Throughout our ride our friends were both behind us and in front of us. Mostly in front of us. The only coordination between us and our friends was an occasional check in with one another about energy and if we were going to stop at the next rest stop. What you could not help notice while riding for six hours a day, was these energized teams of bikers, coordinated in both their communication with one another and their synchronization of pedaling among the team members. It was amazing watching them speed by us, yelling out quite appropriately, “On your left!” Most of the teams used all the biking language that was taught to us on our way up to the event. To them, the communication was essential. To us novices it seemed only a good idea.
As we watched team after team pass us we began to gain curiosity about how and why they do what they do. It seems these biking teams work a bit like geese flying in the air where the leader of the team takes on the toughest position because of air resistance. The others find that they are enveloped into free air in which they gain speed and ease the resistance. Some of these teams, like geese, will change out leaders when the leader becomes more fatigued, while others will have the leader stay in the position for the entire ride.

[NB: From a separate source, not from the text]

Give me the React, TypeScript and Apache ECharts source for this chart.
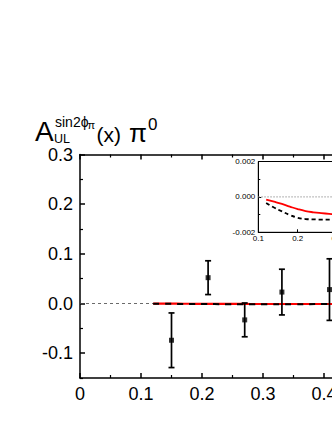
import React, { useEffect, useRef } from "react";
import * as echarts from "echarts";

// Measured data points (main panel)
const dataX = [0.15, 0.21, 0.27, 0.331, 0.409];
const dataY = [-0.074, 0.052, -0.033, 0.023, 0.028];
const dataErr = [0.055, 0.034, 0.034, 0.046, 0.062];

// Theory curves (shown in inset; ~0 on main scale)
const curveX = [0.12, 0.14, 0.16, 0.18, 0.2, 0.22, 0.24, 0.26, 0.28, 0.3, 0.35, 0.4, 0.45, 0.5];
const curveRed = [-0.00015, -0.00027, -0.0004, -0.00055, -0.00069, -0.0008, -0.00087, -0.00092, -0.00096, -0.00099, -0.00102, -0.00104, -0.00105, -0.00105];
const curveBlack = [-0.00034, -0.0006, -0.00082, -0.00102, -0.00118, -0.00125, -0.00127, -0.00128, -0.00128, -0.00128, -0.00127, -0.00125, -0.00122, -0.00118];

// Tick values
const mainYMajor = [-0.1, 0, 0.1, 0.2, 0.3];
const mainYMinor = [-0.15, -0.05, 0.05, 0.15, 0.25];

const FONT = "'Liberation Sans', Arial, Helvetica, sans-serif";

export default function App() {
  const ref = useRef<HTMLDivElement>(null);
  useEffect(() => {
    if (!ref.current) return;
    const chart = echarts.init(ref.current, undefined, { renderer: "svg" });
    const axLine = { show: true, onZero: false, lineStyle: { color: "#000", width: 1.5 } };
    const pairs = (ys: number[]) => curveX.map((x, i) => [x, ys[i]]);
    chart.setOption({
      animation: false,
      backgroundColor: "#fff",
      grid: [
        { left: 80, top: 154.5, width: 366, height: 223.5, show: false },
        {
          left: 258.3, top: 161.5, width: 157.6, height: 70.8, show: true,
          backgroundColor: "#fff", borderColor: "#000", borderWidth: 1, z: 5,
        },
      ],
      xAxis: [
        {
          type: "value", gridIndex: 0, min: 0, max: 0.6, interval: 0.1, position: "bottom",
          axisLine: axLine,
          axisTick: { show: true, inside: true, length: 5, lineStyle: { color: "#000", width: 1.5 } },
          minorTick: { show: true, splitNumber: 2, length: 3, lineStyle: { color: "#000", width: 1.2 } },
          splitLine: { show: false },
          axisLabel: {
            fontSize: 18, color: "#000", fontFamily: FONT, margin: 7,
            formatter: (v: number) => (Math.abs(v) < 1e-9 ? "0" : v.toFixed(1)),
          },
        },
        {
          type: "value", gridIndex: 0, min: 0, max: 0.6, interval: 0.1, position: "top",
          axisLine: axLine,
          axisTick: { show: true, inside: true, length: 5, lineStyle: { color: "#000", width: 1.5 } },
          minorTick: { show: true, splitNumber: 2, length: 3, lineStyle: { color: "#000", width: 1.2 } },
          splitLine: { show: false },
          axisLabel: { show: false },
        },
        {
          type: "value", gridIndex: 1, min: 0.1, max: 0.5, interval: 0.1, position: "bottom",
          axisLine: { show: true, onZero: false, lineStyle: { color: "#000", width: 1 } },
          axisTick: { show: true, inside: true, length: 3, lineStyle: { color: "#000", width: 1 } },
          splitLine: { show: false },
          axisLabel: { fontSize: 8, color: "#000", fontFamily: FONT, margin: 2, formatter: (v: number) => v.toFixed(1) },
          z: 6,
        },
      ],
      yAxis: [
        {
          type: "value", gridIndex: 0, min: -0.15, max: 0.3, position: "left",
          axisLine: axLine,
          axisTick: { show: true, inside: true, length: 5, customValues: mainYMajor, lineStyle: { color: "#000", width: 1.5 } },
          splitLine: { show: false },
          axisLabel: {
            fontSize: 18, color: "#000", fontFamily: FONT, margin: 7, customValues: mainYMajor,
            formatter: (v: number) => v.toFixed(1),
          },
        },
        {
          type: "value", gridIndex: 0, min: -0.15, max: 0.3, position: "left",
          axisLine: { show: false, onZero: false },
          axisTick: { show: true, inside: true, length: 3, customValues: mainYMinor, lineStyle: { color: "#000", width: 1.2 } },
          splitLine: { show: false },
          axisLabel: { show: false },
        },
        {
          type: "value", gridIndex: 1, min: -0.002, max: 0.002, interval: 0.002, position: "left",
          axisLine: { show: true, onZero: false, lineStyle: { color: "#000", width: 1 } },
          axisTick: { show: true, inside: true, length: 3, lineStyle: { color: "#000", width: 1 } },
          minorTick: { show: true, splitNumber: 2, length: 2, lineStyle: { color: "#000", width: 1 } },
          splitLine: { show: false },
          axisLabel: { fontSize: 8, color: "#000", fontFamily: FONT, margin: 3, formatter: (v: number) => v.toFixed(3) },
          z: 6,
        },
      ],
      series: [
        {
          type: "line", xAxisIndex: 0, yAxisIndex: 0, data: [[0, 0], [0.6, 0]], symbol: "none",
          lineStyle: { color: "#444", width: 0.8, type: [3, 3] }, silent: true, z: 1,
        },
        {
          type: "line", xAxisIndex: 0, yAxisIndex: 0, data: pairs(curveRed), symbol: "none", smooth: true,
          lineStyle: { color: "#ff0000", width: 2.2 }, z: 2,
        },
        {
          type: "line", xAxisIndex: 0, yAxisIndex: 0, data: pairs(curveBlack), symbol: "none", smooth: true,
          lineStyle: { color: "#000", width: 2, type: [6, 6] }, z: 3,
        },
        {
          type: "custom", xAxisIndex: 0, yAxisIndex: 0, z: 4,
          data: dataX.map((x, i) => [x, dataY[i], dataErr[i]]),
          encode: { x: 0, y: 1 },
          renderItem: (params: any, api: any) => {
            const x = api.value(0), y = api.value(1), e = api.value(2);
            const t = api.coord([x, y + e]);
            const b = api.coord([x, y - e]);
            const w = 3;
            const st = { stroke: "#000", lineWidth: 1.7 };
            return {
              type: "group",
              children: [
                { type: "line", shape: { x1: t[0], y1: t[1], x2: b[0], y2: b[1] }, style: st },
                { type: "line", shape: { x1: t[0] - w, y1: t[1], x2: t[0] + w, y2: t[1] }, style: st },
                { type: "line", shape: { x1: b[0] - w, y1: b[1], x2: b[0] + w, y2: b[1] }, style: st },
              ],
            };
          },
        },
        {
          type: "scatter", xAxisIndex: 0, yAxisIndex: 0, z: 5,
          data: dataX.map((x, i) => [x, dataY[i]]), symbol: "rect", symbolSize: 5,
          itemStyle: { color: "#000" },
        },
        {
          type: "line", xAxisIndex: 2, yAxisIndex: 2, data: [[0.1, 0], [0.5, 0]], symbol: "none", z: 6,
          lineStyle: { color: "#999", width: 1, type: [1.5, 1.5] },
        },
        {
          type: "line", xAxisIndex: 2, yAxisIndex: 2, data: pairs(curveRed), symbol: "none", smooth: true, z: 7,
          lineStyle: { color: "#ff0000", width: 1.8 },
        },
        {
          type: "line", xAxisIndex: 2, yAxisIndex: 2, data: pairs(curveBlack), symbol: "none", smooth: true, z: 8,
          lineStyle: { color: "#000", width: 1.8, type: [4, 3] },
        },
      ],
      graphic: [
        { type: "text", x: 35, y: 131.7, style: { text: "A", fontSize: 28, fontFamily: FONT, fill: "#000", verticalAlign: "middle" } },
        { type: "text", x: 55, y: 122, style: { text: "sin2ϕ", fontSize: 14, fontFamily: FONT, fill: "#000", verticalAlign: "middle" } },
        { type: "text", x: 87.5, y: 124.5, style: { text: "π", fontSize: 11, fontFamily: FONT, fill: "#000", verticalAlign: "middle" } },
        { type: "text", x: 54, y: 139, style: { text: "UL", fontSize: 12.5, fontFamily: FONT, fill: "#000", verticalAlign: "middle" } },
        { type: "text", x: 96.5, y: 134, style: { text: "(x)", fontSize: 21, fontFamily: FONT, fill: "#000", verticalAlign: "middle" } },
        { type: "text", x: 129, y: 133, style: { text: "π", fontSize: 26, fontFamily: FONT, fill: "#000", verticalAlign: "middle" } },
        { type: "text", x: 148, y: 124.7, style: { text: "0", fontSize: 17, fontFamily: FONT, fill: "#000", verticalAlign: "middle" } },
      ],
    });
    return () => chart.dispose();
  }, []);
  return (
    <div style={{ position: "fixed", left: 0, top: 0, width: 332, height: 430, overflow: "hidden", background: "#fff" }}>
      <div ref={ref} style={{ width: 480, height: 430 }} />
    </div>
  );
}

Just as interesting is that the team must set its pace against the slowest rider, not against the strongest. If it set its pace against the fastest the team would fall apart or spread out and lose all the benefits they gain from acting as a group. Much like the novice bike riding group we had formed to participate in the MS150.
No matter how much you are driven to meet a certain time as an individual, you start and end together. When one of your team members pops a tire, the entire team stops to help. How many organizations do this for their team members? How many of our organizations work with the entire group in mind rather than working like a group of individuals coming together to collectively accomplish something. Is your team functioning like an efficient team or a group of individuals?